Homeland defense missions don't require bomber aircraft, heavy main battle tanks, or numerous artillery batteries. Insurgent forces are likely to have small arms up to 0.50 caliber that are either semi-automatic or have been modified to be automatic assault rifles and improvised explosive devices (IEDs) and armed drones adapted from commercial off the shelf models, but not tanks, armored personnel carriers, artillery, anti-armor missiles, rocket propelled grenades, recoilless rifles (i.e. bazookas), cruise missiles, ballistic missiles, nuclear weapons, or heavily armed warships.
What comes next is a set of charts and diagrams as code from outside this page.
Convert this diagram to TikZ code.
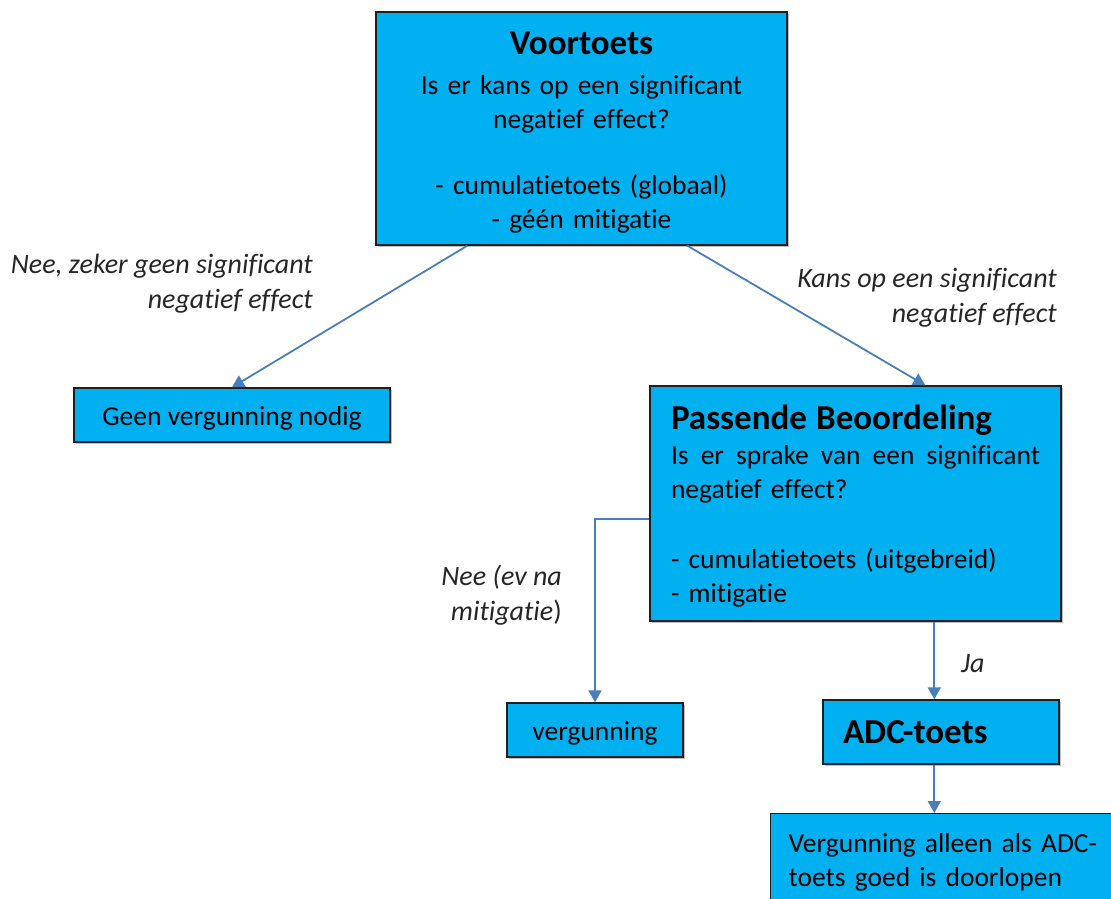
\documentclass[tikz,border=0pt]{standalone}
\usepackage{fontspec}
\setmainfont{Carlito}[Ligatures=NoCommon]
\usetikzlibrary{arrows.meta,calc,shadows}
\definecolor{boxfill}{HTML}{00B0F0}
\definecolor{boxline}{HTML}{1F1F1F}
\definecolor{arrowc}{HTML}{4A7EBB}
\newcommand\myBody{\fontsize{27.5}{34}\selectfont}
\newcommand\myTitle{\fontsize{35}{37}\selectfont\bfseries}
\newcommand\myLab{\fontsize{28}{35}\selectfont\itshape}
\newcommand\myLower[2]{\raisebox{-#1}[\height][\depth]{#2}}
\setlength{\parindent}{0pt}
\tikzset{
  box/.style={draw=boxline, line width=1.4pt, fill=boxfill, inner sep=0pt, font=\myBody,
    drop shadow={shadow xshift=1.5pt, shadow yshift=-1.5pt, fill=black, opacity=0.25}},
  conn/.style={draw=arrowc, line width=1.8pt, -{Triangle[length=12pt,width=13pt]}},
  lab/.style={font=\myLab, align=right, inner sep=0pt, text=black!85},
}
\begin{document}
\begin{tikzpicture}[x=1pt,y=-1pt]
\useasboundingbox (0,0) rectangle (1111,898);
\clip (0,0) rectangle (1111,898);
% boxes
\node[box, minimum width=411pt, minimum height=233pt, text width=400pt, align=center] (voor) at (581.5,128.5)
  {\vspace*{10pt}{\myTitle\myLower{8pt}{Voortoets}\par}\vspace{4pt}Is er kans op een significant\\negatief effect?\par\vspace{32pt}- cumulatietoets (globaal)\\- géén mitigatie};
\node[box, minimum width=316pt, minimum height=54pt] (geen) at (232,415) {\myLower{3pt}{Geen vergunning nodig}};
\node[box, minimum width=411pt, minimum height=235pt, text width=369pt, align=left] (pb) at (855.5,503.5)
  {{\myTitle\myLower{6pt}{Passende Beoordeling}\par}\vspace{7pt}Is\hfill er\hfill sprake\hfill van\hfill een\hfill significant\\negatief effect?\par\vspace{36pt}- cumulatietoets (uitgebreid)\\- mitigatie};
\node[box, minimum width=176pt, minimum height=54pt] (verg) at (595,730) {\myLower{3pt}{vergunning}};
\node[box, minimum width=236pt, minimum height=64pt, text width=196pt, align=left] (adc) at (941,732) {\myTitle ADC-toets};
\node[box, anchor=north west, inner xsep=18pt, inner ysep=20pt, text width=360pt, align=left] (final) at (770,813)
  {Vergunning alleen als ADC-\\toets goed is doorlopen};
% labels
\node[lab, anchor=east] (l1) at (313,284) {Nee, zeker geen significant\\negatief effect};
\node[lab, anchor=east] (l2) at (1057,298) {Kans op een significant\\negatief effect};
\node[lab, anchor=east] (l3) at (562,595) {Nee (ev na\\mitigatie\textup{)}};
\node[lab, anchor=base west] (l4) at (961,672) {Ja};
% connectors
\coordinate (adcin) at ($(adc.north west)+(112,0)$);
\draw[conn] ($(voor.south west)+(92,0)$) -- (geen.north);
\draw[conn] ($(voor.south west)+(312,0)$) -- ($(pb.north west)+(276,0)$);
\draw[conn] ($(pb.north west)+(0,134)$) -| (verg.north);
\draw[conn] (pb.south -| adcin) -- (adcin);
\draw[conn] (adc.south -| adcin) -- (final.north -| adcin);
\end{tikzpicture}
\end{document}
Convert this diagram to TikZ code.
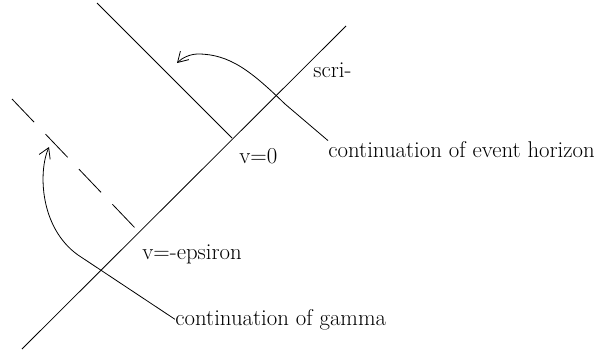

* Predominantly, the U.S. Department of Defense is tasked with conducting military operations abroad and on the high seas against state actors and insurgent or terrorist groups that rival state actors (and may be funded and supplied by state actors such as the Houthis). This means that speed of deployment should be a major consideration for all of these forces. A 70-80 ton tank does not do any good in foreign wars sitting at domestic U.S. military bases. If slow and heavy military systems have any place in modern warfare, they need to be prepositioned where they are likely to be needed.
For example, while they both launch identical artillery missiles, the M270 multiple rocket launcher based variant of the M2 Bradley infantry fighting vehicle has ended up being much less in demand than the C-130 transportable, wheeled HIMARs system which carries half as many missiles and is unarmored.